Stuart C. Gilson"s "Corporate Restructuring" symbolizes the sea change from the old attitude to the new. It adds the imprimatur of the Harvard Business School to the notion that vulture investing is just another way of making money. As others have noted, this isn't a work of high theory - indeed it has a kind of slapdash, direct-off-the-photocopier feel that is remarkably common in business publications. For fancy theory, you look elsewhere - in law to the likes of Douglas Baird or Lucian Arye Bebchuk; in finance to the developing lore of "real options." But the case studies are an excellent device for getting a sense of the texture and possibilities of vulture investing. It can be read with profit alongside Hilary Rosenberg's "The Vulture Investors." Ambitious students who want the full theoretical framework will match it with David G. Luenberger's "Investment Science." But Gilson's work has merit on its own as one kind of introduction to this revolution in investment thinking.

Rating: 5 stars
Summary: A Must Read for Turnaround Professionals and Students
Review: Stuart Gilson's Creating Value Through Corporate Restructuring offers an extremely honest and insightful perspective of real world issues encountered by distressed companies.

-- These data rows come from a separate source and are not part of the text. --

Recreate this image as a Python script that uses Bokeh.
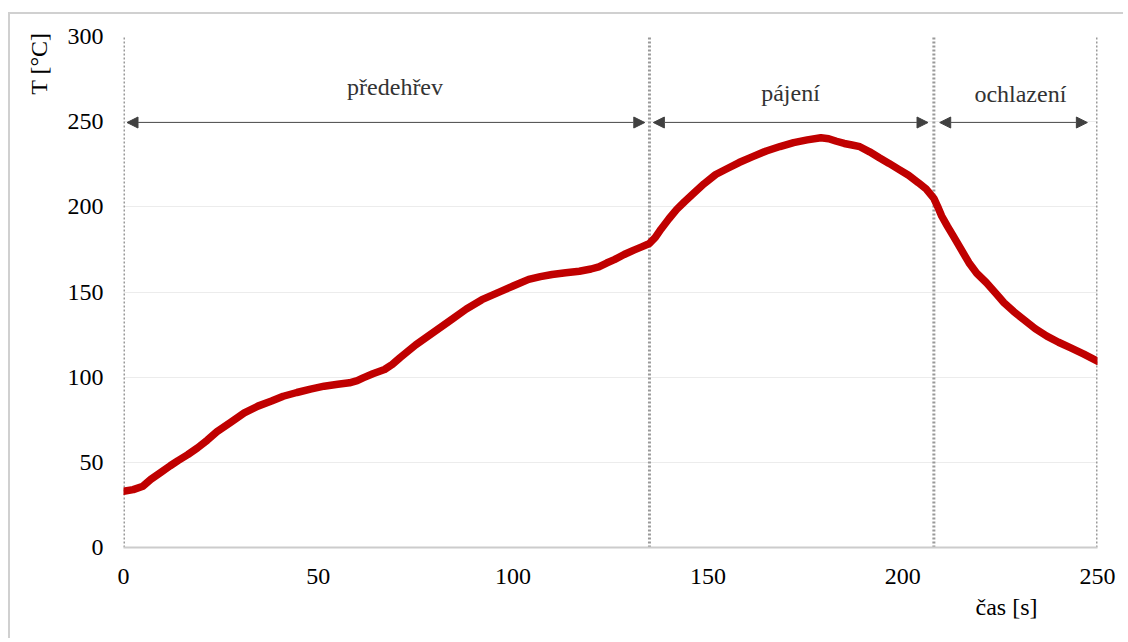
from bokeh.plotting import figure
from bokeh.models import Range1d, Label, Arrow, NormalHead, FixedTicker, Title
from bokeh.embed import file_html
from bokeh.resources import INLINE

# ---- data ----
time_s = [0, 2.5, 5, 7, 9.5, 12, 14, 16.5, 19, 21.5, 24, 27.5, 31, 34.5, 38, 41, 44.5, 48, 51.5,
          55, 58, 60, 61.5, 64, 67, 69, 71, 75, 80, 84, 88, 92, 97, 100, 104, 107, 110, 113.5,
          117, 120, 122, 124, 126, 128.5, 131, 133, 135, 136.5, 138, 140, 142, 144, 146, 149,
          152, 155, 158, 161.5, 165, 168.5, 172, 175.5, 179, 181, 183, 185, 187, 189, 191.5,
          194, 196.5, 199, 201.5, 204, 206, 208, 209, 210, 211.5, 213, 215, 217, 219, 221.5,
          224, 226, 228.5, 231, 234, 237, 240, 243, 246.5, 250]
temp_c = [33, 34, 36, 40, 44, 48, 51, 54.5, 58.5, 63, 68, 73.5, 79, 83, 86, 88.8, 91, 93, 94.7,
          95.8, 96.7, 98, 99.6, 102, 104.5, 107.5, 111.5, 119, 127, 133.5, 140, 145.5, 150.5, 153.5, 157.4, 159, 160.3, 161.3,
          162.2, 163.5, 164.8, 167, 169, 172, 174.6, 176.5, 178.5, 182, 187, 193, 198.5, 203, 207.3, 213.5,
          219, 222.5, 226, 229.5, 232.8, 235.4, 237.7, 239.3, 240.6, 240, 238.5, 237.2, 236.3, 235.3, 232.3,
          228.8, 225.5, 222, 218.5, 214.2, 210.5, 205, 200, 194.6, 188.5, 182.8, 175, 167.2, 161, 155.4,
          149, 143.7, 138.5, 133.9, 128.5, 124.1, 120.5, 117.3, 113.5, 109.4]
phase_bounds = [0, 135, 208, 250]
phase_names = ["předehřev", "pájení", "ochlazení"]
phase_label_x = [69.7, 171.2, 230.2]
phase_label_y = [270.5, 267, 266]
x_ticks = [0, 50, 100, 150, 200, 250]
y_ticks = [0, 50, 100, 150, 200, 250, 300]

FONT = "Liberation Serif"
FS = "24px"

p = figure(width=1115, height=626, output_backend="svg", toolbar_location=None,
           x_range=Range1d(0, 250), y_range=Range1d(0, 300),
           min_border_left=112, min_border_top=22, min_border_right=28, min_border_bottom=93)
p.outline_line_color = None
p.background_fill_color = "white"
p.border_fill_color = "white"
p.styles = {"border-left": "2px solid #d0d0d0", "border-top": "2px solid #d0d0d0",
            "margin-top": "12px", "margin-left": "8px"}

p.xgrid.grid_line_color = None
p.ygrid.grid_line_color = "#ececec"
p.ygrid.grid_line_width = 1
p.ygrid.ticker = FixedTicker(ticks=y_ticks)

p.xaxis.ticker = FixedTicker(ticks=x_ticks)
p.yaxis.ticker = FixedTicker(ticks=y_ticks)
for ax in (p.xaxis[0], p.yaxis[0]):
    ax.major_tick_line_color = None
    ax.minor_tick_line_color = None
    ax.major_label_text_font = FONT
    ax.major_label_text_font_size = FS
    ax.major_label_text_color = "black"
    ax.major_tick_out = 0
    ax.major_tick_in = 0
p.xaxis.axis_line_color = "#cccccc"
p.xaxis.axis_line_width = 2
p.yaxis.axis_line_color = None
p.xaxis.major_label_standoff = 21
p.yaxis.major_label_standoff = 20

# axis titles
p.add_layout(Title(text="T [°C]", align="right", text_font=FONT, text_font_size=FS,
                   text_font_style="normal", text_color="black", standoff=26, offset=-4), "left")
p.add_layout(Title(text="čas [s]", align="right", text_font=FONT, text_font_size=FS,
                   text_font_style="normal", text_color="black", standoff=11, offset=60), "below")

# phase boundaries
p.segment(x0=phase_bounds, y0=[0] * 4, x1=phase_bounds, y1=[300] * 4,
          line_color="#9a9a9a", line_width=3, line_dash="2 2")

# curve
p.line(time_s, temp_c, line_color="#c00000", line_width=7.5, line_join="round", line_cap="round")

# arrows
gap_l = [0.9, 1.0, 1.5]
gap_r = [1.2, 1.5, 2.6]
for i in range(3):
    p.add_layout(Arrow(x_start=phase_bounds[i] + gap_l[i], x_end=phase_bounds[i + 1] - gap_r[i],
                       y_start=249.5, y_end=249.5,
                       start=NormalHead(size=11, fill_color="#404040", line_color="#404040"),
                       end=NormalHead(size=11, fill_color="#404040", line_color="#404040"),
                       line_color="#595959", line_width=1.2))
    p.add_layout(Label(x=phase_label_x[i], y=phase_label_y[i], text=phase_names[i], text_align="center",
                       text_baseline="alphabetic", text_font=FONT, text_font_size=FS,
                       text_color="#333333"))

open("out.html", "w").write(file_html(p, INLINE))
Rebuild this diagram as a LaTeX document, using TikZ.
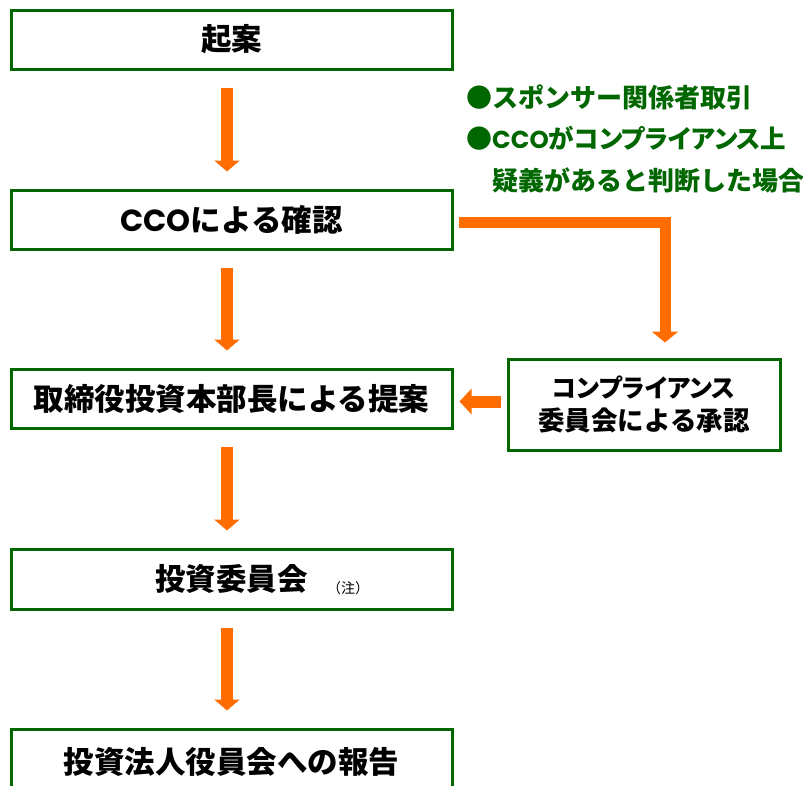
\documentclass[tikz,border=0pt]{standalone}
\usepackage{fontspec}
\setmainfont{Noto Sans CJK JP}
\newfontfamily\latfont{Poppins}
\newfontfamily\propfont{Noto Sans CJK JP}[RawFeature=+palt]
\usetikzlibrary{arrows.meta}
\definecolor{boxgreen}{RGB}{0,102,0}
\definecolor{txtgreen}{RGB}{0,102,0}
\definecolor{arrorange}{RGB}{255,108,0}
\newcommand{\cco}{{\latfont CCO}}
\tikzset{
  flowbox/.style={draw=boxgreen, line width=3pt, fill=white, minimum width=441pt, inner sep=0pt,
    font=\fontsize{30.5}{34}\selectfont\bfseries, text=black},
  sidebox/.style={draw=boxgreen, line width=3pt, fill=white, minimum width=272pt, minimum height=91pt,
    inner sep=0pt, align=center, font=\fontsize{26.5}{33}\selectfont\bfseries, text=black},
  notetxt/.style={anchor=west, inner sep=0pt, text=txtgreen, font=\fontsize{26}{30}\selectfont\bfseries},
  arr/.style={draw=arrorange, line width=12pt, -{Triangle[width=25pt,length=11pt]}, shorten <=17pt, shorten >=17pt},
  elbow/.style={draw=arrorange, line width=11pt, line join=miter, -{Triangle[width=26pt,length=11pt]}},
  harr/.style={draw=arrorange, line width=12pt, -{Triangle[width=25pt,length=12pt]}},
}
\begin{document}
\begin{tikzpicture}[x=1pt,y=-1pt]
\useasboundingbox (0,0) rectangle (803,785);
\clip (0,0) rectangle (803,785);

\node[flowbox, minimum height=59pt] (b1) at (231.5,39.5) {起案};
\node[flowbox, minimum height=59pt] (b2) at (231.5,219.5) {\cco による確認};
\node[flowbox, minimum height=59pt] (b4) at (231.5,398.5) {取締役投資本部長による提案};
\node[flowbox, minimum height=60pt] (b5) at (231.5,579) {投資委員会};
\node[anchor=west, inner sep=0pt, font=\fontsize{14}{16}\selectfont, text=black] (chu) at (327,588) {（注）};
\node[flowbox, minimum height=66pt] (b6) at (231.5,762) {投資法人役員会への報告};

\node[sidebox] (b3) at (644,404.5) {{\propfont\bfseries\fontsize{25}{33}\selectfont コンプライアンス}\\委員会による承認};

\node[notetxt] (n1) at (466,97) {●スポンサー関係者取引};
\node[notetxt] (n2) at (466,138) {●{\fontsize{24.5}{30}\selectfont\cco}{\propfont\bfseries\fontsize{25.5}{30}\selectfont がコンプライアンス上}};
\node[notetxt] (n3) at (492,180) {疑義があると判断した場合};

\draw[arr] ([xshift=-4.5pt]b1.south) -- ([xshift=-4.5pt]b2.north);
\draw[arr] ([xshift=-4.5pt]b2.south) -- ([xshift=-4.5pt]b4.north);
\draw[arr] ([xshift=-4.5pt]b4.south) -- ([xshift=-4.5pt]b5.north);
\draw[arr] ([xshift=-4.5pt]b5.south) -- ([xshift=-4.5pt]b6.north);

\draw[elbow] ([shift={(5,2.5)}]b2.east) -| ([shift={(21,-15)}]b3.north);
\draw[harr] ([shift={(-6,-3)}]b3.west) -- ([shift={(6,3)}]b4.east);
\end{tikzpicture}
\end{document}
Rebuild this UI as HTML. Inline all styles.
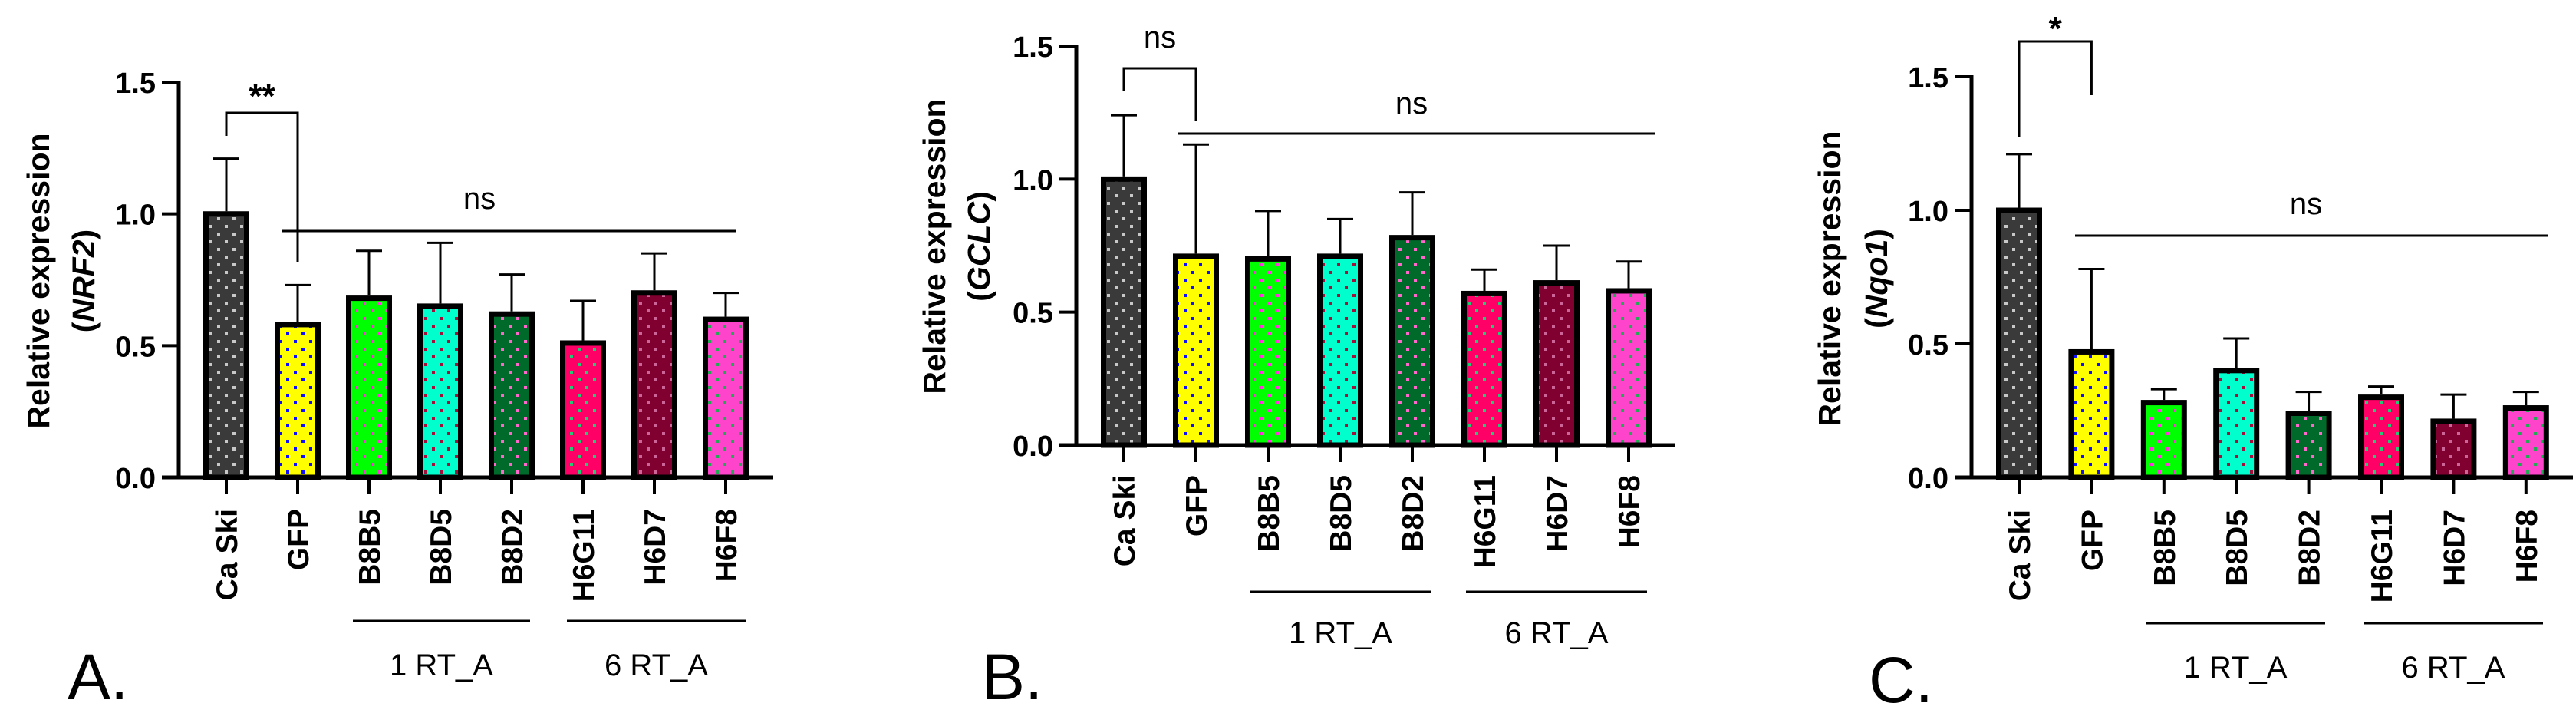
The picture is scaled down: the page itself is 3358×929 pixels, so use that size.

Gilson's book is an excellent resource for understanding the various financial and operational complexities of corporate restructurings, particularly with regard to distressed valuations. In addition to the case studies, the author offers a terrific discussion on profiting from distressed investment. As a turnaround professional, I have already recommended this book to several of my colleagues, and would recommend it to anyone interested in turnarounds or distressed investments.

Rating: 4 stars
Summary: Seamless integration of past lessons and timeless analysis
Review: Stuart Gilson's survey of notable corporate restructurings, as seen through the eyes of the leaders that managed through them, is a seamless integration of both important lessons learned and a description of the various analytic tools and lenses employed to manage through them. Whether it be through the eyes of "Chainsaw" Al Dunlap at Sunbeam or the managers of a Canadian-run group of funeral service providers, in each case a protagonist is confronted with an unexpected set of circumstances that can, or already has, pushed their company to the brink of restructuring and/or Chapter 11. As the reader follows each case as it unfolds, he is introduced to the tools that can help the protagonist navigate their company through difficult times, or send them to bankruptcy court. In following each case the reader learns how managers might have dealt with these challenging situations and prepares himself to face these situations, analyze and dissect them quickly, and manage effectively through them the first time around. It is for these reasons that Stuart Gilson's "Creating Value through Corporate Restructuring" is a must read for anyone who analyzes or invests in companies facing the challenges of working through restructurings in today's market environment.